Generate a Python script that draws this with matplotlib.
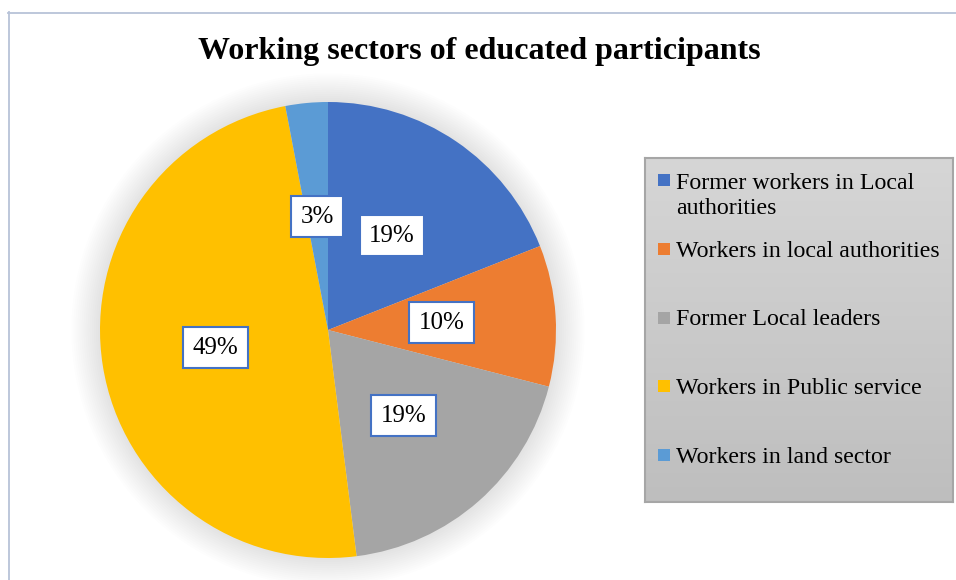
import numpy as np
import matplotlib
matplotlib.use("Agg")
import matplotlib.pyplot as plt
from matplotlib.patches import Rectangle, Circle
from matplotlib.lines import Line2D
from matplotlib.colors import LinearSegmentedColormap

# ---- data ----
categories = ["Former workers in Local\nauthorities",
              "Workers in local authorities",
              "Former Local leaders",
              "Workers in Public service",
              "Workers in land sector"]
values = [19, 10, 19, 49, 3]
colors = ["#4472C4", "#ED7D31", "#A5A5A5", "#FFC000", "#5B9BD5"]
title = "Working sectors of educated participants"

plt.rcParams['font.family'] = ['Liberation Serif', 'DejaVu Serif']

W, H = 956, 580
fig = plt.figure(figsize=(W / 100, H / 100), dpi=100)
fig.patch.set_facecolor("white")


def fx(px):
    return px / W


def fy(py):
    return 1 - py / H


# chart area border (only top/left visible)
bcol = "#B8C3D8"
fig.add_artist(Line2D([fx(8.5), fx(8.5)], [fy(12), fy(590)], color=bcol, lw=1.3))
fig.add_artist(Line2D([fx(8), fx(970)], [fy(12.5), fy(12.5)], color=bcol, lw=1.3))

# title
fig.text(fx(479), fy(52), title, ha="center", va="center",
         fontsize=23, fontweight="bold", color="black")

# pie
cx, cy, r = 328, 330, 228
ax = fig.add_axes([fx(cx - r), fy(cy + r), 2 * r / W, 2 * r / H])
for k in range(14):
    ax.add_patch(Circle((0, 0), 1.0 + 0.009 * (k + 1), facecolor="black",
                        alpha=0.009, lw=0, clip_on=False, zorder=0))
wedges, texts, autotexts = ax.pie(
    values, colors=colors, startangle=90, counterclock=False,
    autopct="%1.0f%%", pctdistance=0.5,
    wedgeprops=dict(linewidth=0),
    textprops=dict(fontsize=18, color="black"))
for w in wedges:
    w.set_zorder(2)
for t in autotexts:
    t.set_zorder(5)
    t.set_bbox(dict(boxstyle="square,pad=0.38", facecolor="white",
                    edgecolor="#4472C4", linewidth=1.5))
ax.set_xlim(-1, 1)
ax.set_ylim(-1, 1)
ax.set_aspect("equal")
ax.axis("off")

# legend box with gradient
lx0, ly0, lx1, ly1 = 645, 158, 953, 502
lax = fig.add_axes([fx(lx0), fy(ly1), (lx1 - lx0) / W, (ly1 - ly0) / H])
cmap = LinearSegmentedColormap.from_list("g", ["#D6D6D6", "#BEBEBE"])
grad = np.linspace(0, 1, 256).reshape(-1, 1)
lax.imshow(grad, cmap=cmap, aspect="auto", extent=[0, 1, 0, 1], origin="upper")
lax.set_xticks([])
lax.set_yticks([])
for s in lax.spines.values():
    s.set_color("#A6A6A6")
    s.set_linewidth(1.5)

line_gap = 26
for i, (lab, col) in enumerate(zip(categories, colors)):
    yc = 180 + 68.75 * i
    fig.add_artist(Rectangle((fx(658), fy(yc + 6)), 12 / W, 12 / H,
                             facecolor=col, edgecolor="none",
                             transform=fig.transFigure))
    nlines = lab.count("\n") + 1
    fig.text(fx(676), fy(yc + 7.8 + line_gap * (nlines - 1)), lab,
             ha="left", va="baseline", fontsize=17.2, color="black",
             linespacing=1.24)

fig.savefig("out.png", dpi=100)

...

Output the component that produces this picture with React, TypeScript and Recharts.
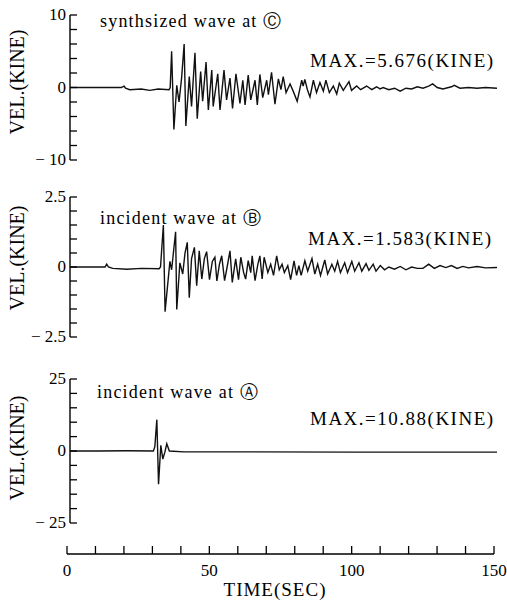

→ **Instructions to follow**
Pictures are not part of the copy. Reproduce the lines from the one containing "Generate a Python" through the one containing "plt.rcParams['font.family'] = ['Liberation", exactly and nothing more.

→ **Response to the exercise**
Generate a Python script that draws this with matplotlib.
import numpy as np
import matplotlib
matplotlib.use("Agg")
import matplotlib.pyplot as plt
from matplotlib.patches import Rectangle, Circle
from matplotlib.lines import Line2D
from matplotlib.colors import LinearSegmentedColormap

# ---- data ----
categories = ["Former workers in Local\nauthorities",
              "Workers in local authorities",
              "Former Local leaders",
              "Workers in Public service",
              "Workers in land sector"]
values = [19, 10, 19, 49, 3]
colors = ["#4472C4", "#ED7D31", "#A5A5A5", "#FFC000", "#5B9BD5"]
title = "Working sectors of educated participants"

plt.rcParams['font.family'] = ['Liberation Serif', 'DejaVu Serif']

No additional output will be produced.